Fact Check By: Craig Jones, Newswise

Truthfulness: Mostly False

Claim:

July 28th NIH says “no NIAID funding was approved for Gain of Function research at the WIV.” Obviously, they were lied to. NIH confirmed today EcoHealth and the WIV conducted GOF research on bat coronaviruses.

Claim Publisher and Date: Oversight Committee Republicans on Twitter on 2021-10-20

Republicans, such as Rep. James Comer, say a letter from a National Institutes of Health official is an admission that the agency funded so-called gain-of-function research on bat coronaviruses in China, suggesting the work led to the coronavirus pandemic. The Republican staff of the House Oversight and Reform Committee claim that they were lied to by Dr.

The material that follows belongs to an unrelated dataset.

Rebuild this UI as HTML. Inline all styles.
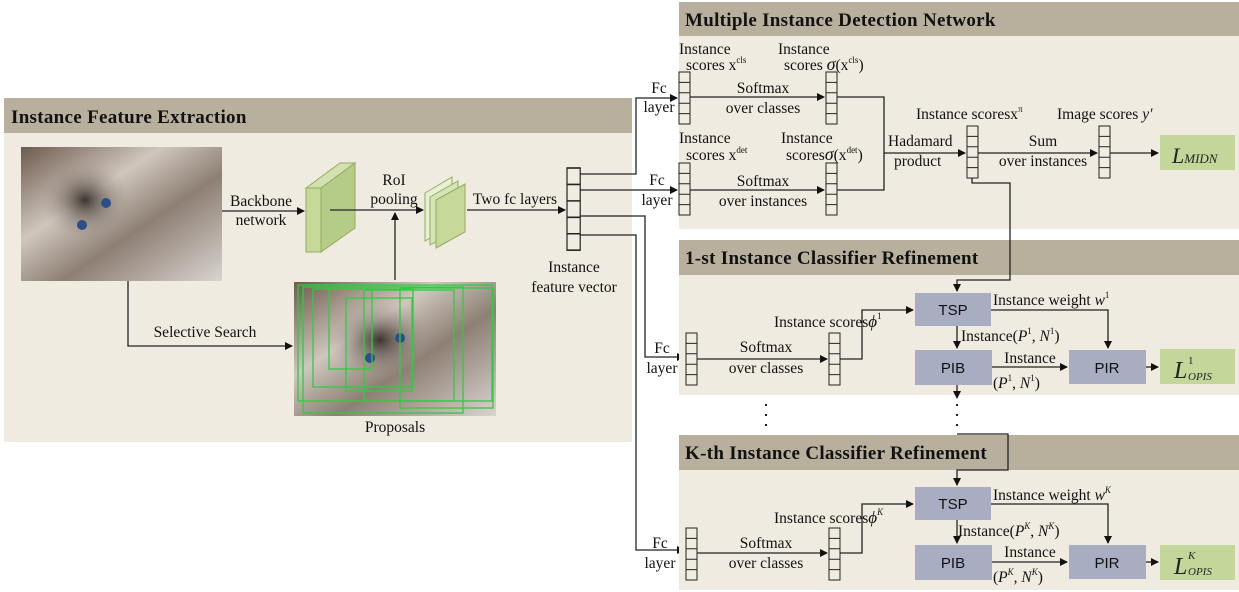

Anthony Fauci, the director of the National Institute of Allergy and Infectious Disease, when he denied that the NIH funded gain-of-function research. The Republican staff of the House Oversight and Reform Committee claim that a letter from NIH Principal Deputy Director Lawrence A. Tabak, responding to an inquiry about a grant awarded to EcoHealth Alliance, was an admission that the agency had funded gain-of-function research. We find these claims are misleading.

Whether "Gain-of-function" research was used by EcoHealth Alliance in this experiment is up for debate. The NIH argues that the EcoHealth Alliance experiments, although they produced a more virulent virus in mice, did not meet that definition, as the bat coronaviruses used in this research have not been shown to infect humans. Concluding that the research led to the COVID-19 pandemic is false. There is no evidence that Fauci knowingly gave false information when asked about the NIH funding of "gain-of-function research" when it comes to the coronavirus. In fact, the letter itself notes that the viruses used in the experiments are “decades removed from SARS-CoV-2 evolutionarily” and that they “could not have been the source of SARS-CoV-2.”

In a statement by Francis S. Collins, M.D., Ph.D., Director, National Institutes of Health addresses the claim.

NIH wants to set the record straight on NIH-supported research to understand naturally occurring bat coronaviruses at the Wuhan Institute of Virology, funded through a subaward from NIH grantee EcoHealth Alliance. Analysis of published genomic data and other documents from the grantee demonstrate that the naturally occurring bat coronaviruses studied under the NIH grant are genetically far distant from SARS-CoV-2 and could not possibly have caused the COVID-19 pandemic. Any claims to the contrary are demonstrably false.